» WHAT THE EXERCISE ASKS: Repeat the material below exactly, with no pictures.

» MATERIAL SUPPLIED:
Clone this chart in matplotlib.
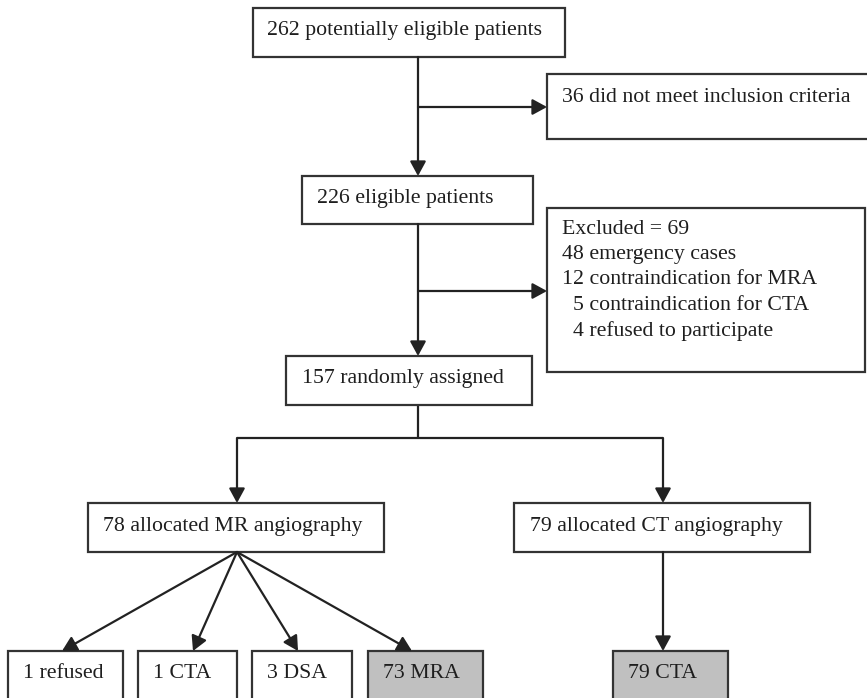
import matplotlib
matplotlib.use("Agg")
import matplotlib.pyplot as plt
from matplotlib.patches import Rectangle

# ---- data (flow counts and labels) ----
screened = 262
not_meeting = 36
eligible = 226
excluded_total = 69
excluded_reasons = [48, 12, 5, 4]
excluded_labels = ["emergency cases", "contraindication for MRA",
                   "contraindication for CTA", "refused to participate"]
randomized = 157
arm_counts = [78, 79]
arm_labels = ["allocated MR angiography", "allocated CT angiography"]
mr_outcomes = [1, 1, 3, 73]
mr_outcome_labels = ["refused", "CTA", "DSA", "MRA"]
ct_outcomes = [79]
ct_outcome_labels = ["CTA"]

# ---- layout (pixels, y downward) ----
W, H = 867, 698
fig = plt.figure(figsize=(W / 100, H / 100), dpi=100)
ax = fig.add_axes([0, 0, 1, 1])
ax.set_xlim(0, W)
ax.set_ylim(H, 0)
ax.axis("off")

EDGE = "#333333"
TXT = "#1e1e1e"
GRAY = "#c0c0c0"
FS = 15.7
FONT = "Liberation Serif"
LW = 1.6


def box(x0, y0, x1, y1, fill="white"):
    ax.add_patch(Rectangle((x0, y0), x1 - x0, y1 - y0, facecolor=fill,
                           edgecolor=EDGE, lw=LW, zorder=2))


def text(x, y, s):
    ax.text(x, y, s, ha="left", va="center", fontsize=FS, family=FONT,
            color=TXT, zorder=3)


def arrow(x0, y0, x1, y1):
    ax.annotate("", xy=(x1, y1), xytext=(x0, y0),
                arrowprops=dict(arrowstyle="-|>,head_length=0.55,head_width=0.3",
                                color="#222222", lw=LW, shrinkA=0, shrinkB=0,
                                mutation_scale=16), zorder=4)


def line(xs, ys):
    ax.plot(xs, ys, color="#222222", lw=LW, solid_capstyle="butt", zorder=1)


# top box
box(253, 8, 565, 57)
text(267, 31, f"{screened} potentially eligible patients")
# not meeting criteria
box(547, 74, 875, 139)
text(562, 97, f"{not_meeting} did not meet inclusion criteria")
# eligible
box(302, 176, 533, 224)
text(317, 198, f"{eligible} eligible patients")
# excluded
box(547, 208, 865, 372)
exc_lines = [f"Excluded = {excluded_total}"] + [
    f"{'  ' if n < 10 else ''}{n} {lab}" for n, lab in zip(excluded_reasons, excluded_labels)]
for i, s in enumerate(exc_lines):
    text(562, 229 + i * 25.5, s)
# randomized
box(286, 356, 532, 405)
text(302, 378, f"{randomized} randomly assigned")
# arms
arm_boxes = [(88, 503, 384, 552), (514, 503, 810, 552)]
arm_text_x = [103, 530]
for (x0, y0, x1, y1), tx, n, lab in zip(arm_boxes, arm_text_x, arm_counts, arm_labels):
    box(x0, y0, x1, y1)
    text(tx, 526, f"{n} {lab}")

# outcome boxes
out_boxes = [(8, 123), (138, 237), (252, 352), (368, 483)]
out_text_x = [23, 153, 267, 383]
out_fill = ["white", "white", "white", GRAY]
for (x0, x1), tx, n, lab, fc in zip(out_boxes, out_text_x, mr_outcomes, mr_outcome_labels, out_fill):
    box(x0, 651, x1, 720, fill=fc)
    text(tx, 673, f"{n} {lab}")
box(613, 651, 728, 720, fill=GRAY)
text(628, 673, f"{ct_outcomes[0]} {ct_outcome_labels[0]}")

# connectors
arrow(418, 57, 418, 176)
arrow(418, 107, 547, 107)
arrow(418, 224, 418, 356)
arrow(418, 291, 547, 291)
line([418, 418], [405, 438])
line([237, 663], [438, 438])
arrow(237, 438, 237, 503)
arrow(663, 438, 663, 503)
for tip in [62, 193, 298, 412]:
    arrow(237, 552, tip, 651)
arrow(663, 552, 663, 651)

fig.savefig("out.png", dpi=100)
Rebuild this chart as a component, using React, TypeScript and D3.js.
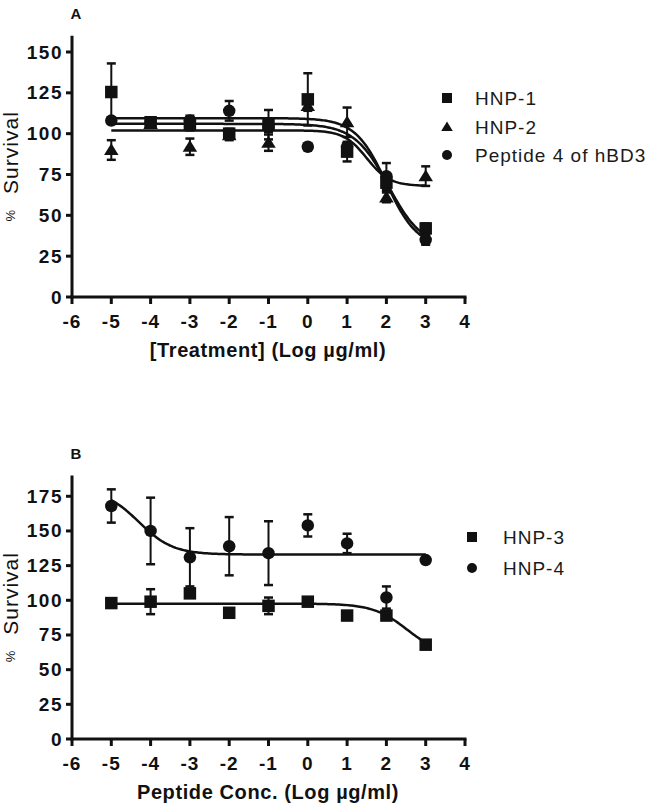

» OUTPUT:
Clone this chart in matplotlib.
import matplotlib
matplotlib.use("Agg")
import matplotlib.pyplot as plt
from matplotlib.patches import Rectangle

# ---- data (flow counts and labels) ----
screened = 262
not_meeting = 36
eligible = 226
excluded_total = 69
excluded_reasons = [48, 12, 5, 4]
excluded_labels = ["emergency cases", "contraindication for MRA",
                   "contraindication for CTA", "refused to participate"]
randomized = 157
arm_counts = [78, 79]
arm_labels = ["allocated MR angiography", "allocated CT angiography"]
mr_outcomes = [1, 1, 3, 73]
mr_outcome_labels = ["refused", "CTA", "DSA", "MRA"]
ct_outcomes = [79]
ct_outcome_labels = ["CTA"]

# ---- layout (pixels, y downward) ----
W, H = 867, 698
fig = plt.figure(figsize=(W / 100, H / 100), dpi=100)
ax = fig.add_axes([0, 0, 1, 1])
ax.set_xlim(0, W)
ax.set_ylim(H, 0)
ax.axis("off")

EDGE = "#333333"
TXT = "#1e1e1e"
GRAY = "#c0c0c0"
FS = 15.7
FONT = "Liberation Serif"
LW = 1.6


def box(x0, y0, x1, y1, fill="white"):
    ax.add_patch(Rectangle((x0, y0), x1 - x0, y1 - y0, facecolor=fill,
                           edgecolor=EDGE, lw=LW, zorder=2))


def text(x, y, s):
    ax.text(x, y, s, ha="left", va="center", fontsize=FS, family=FONT,
            color=TXT, zorder=3)


def arrow(x0, y0, x1, y1):
    ax.annotate("", xy=(x1, y1), xytext=(x0, y0),
                arrowprops=dict(arrowstyle="-|>,head_length=0.55,head_width=0.3",
                                color="#222222", lw=LW, shrinkA=0, shrinkB=0,
                                mutation_scale=16), zorder=4)


def line(xs, ys):
    ax.plot(xs, ys, color="#222222", lw=LW, solid_capstyle="butt", zorder=1)


# top box
box(253, 8, 565, 57)
text(267, 31, f"{screened} potentially eligible patients")
# not meeting criteria
box(547, 74, 875, 139)
text(562, 97, f"{not_meeting} did not meet inclusion criteria")
# eligible
box(302, 176, 533, 224)
text(317, 198, f"{eligible} eligible patients")
# excluded
box(547, 208, 865, 372)
exc_lines = [f"Excluded = {excluded_total}"] + [
    f"{'  ' if n < 10 else ''}{n} {lab}" for n, lab in zip(excluded_reasons, excluded_labels)]
for i, s in enumerate(exc_lines):
    text(562, 229 + i * 25.5, s)
# randomized
box(286, 356, 532, 405)
text(302, 378, f"{randomized} randomly assigned")
# arms
arm_boxes = [(88, 503, 384, 552), (514, 503, 810, 552)]
arm_text_x = [103, 530]
for (x0, y0, x1, y1), tx, n, lab in zip(arm_boxes, arm_text_x, arm_counts, arm_labels):
    box(x0, y0, x1, y1)
    text(tx, 526, f"{n} {lab}")

# outcome boxes
out_boxes = [(8, 123), (138, 237), (252, 352), (368, 483)]
out_text_x = [23, 153, 267, 383]
out_fill = ["white", "white", "white", GRAY]
for (x0, x1), tx, n, lab, fc in zip(out_boxes, out_text_x, mr_outcomes, mr_outcome_labels, out_fill):
    box(x0, 651, x1, 720, fill=fc)
    text(tx, 673, f"{n} {lab}")
box(613, 651, 728, 720, fill=GRAY)
text(628, 673, f"{ct_outcomes[0]} {ct_outcome_labels[0]}")

# connectors
arrow(418, 57, 418, 176)
arrow(418, 107, 547, 107)
arrow(418, 224, 418, 356)
arrow(418, 291, 547, 291)
line([418, 418], [405, 438])
line([237, 663], [438, 438])
arrow(237, 438, 237, 503)
arrow(663, 438, 663, 503)
for tip in [62, 193, 298, 412]:
    arrow(237, 552, tip, 651)
arrow(663, 552, 663, 651)

fig.savefig("out.png", dpi=100)
Rebuild this chart as a component, using React, TypeScript and D3.js.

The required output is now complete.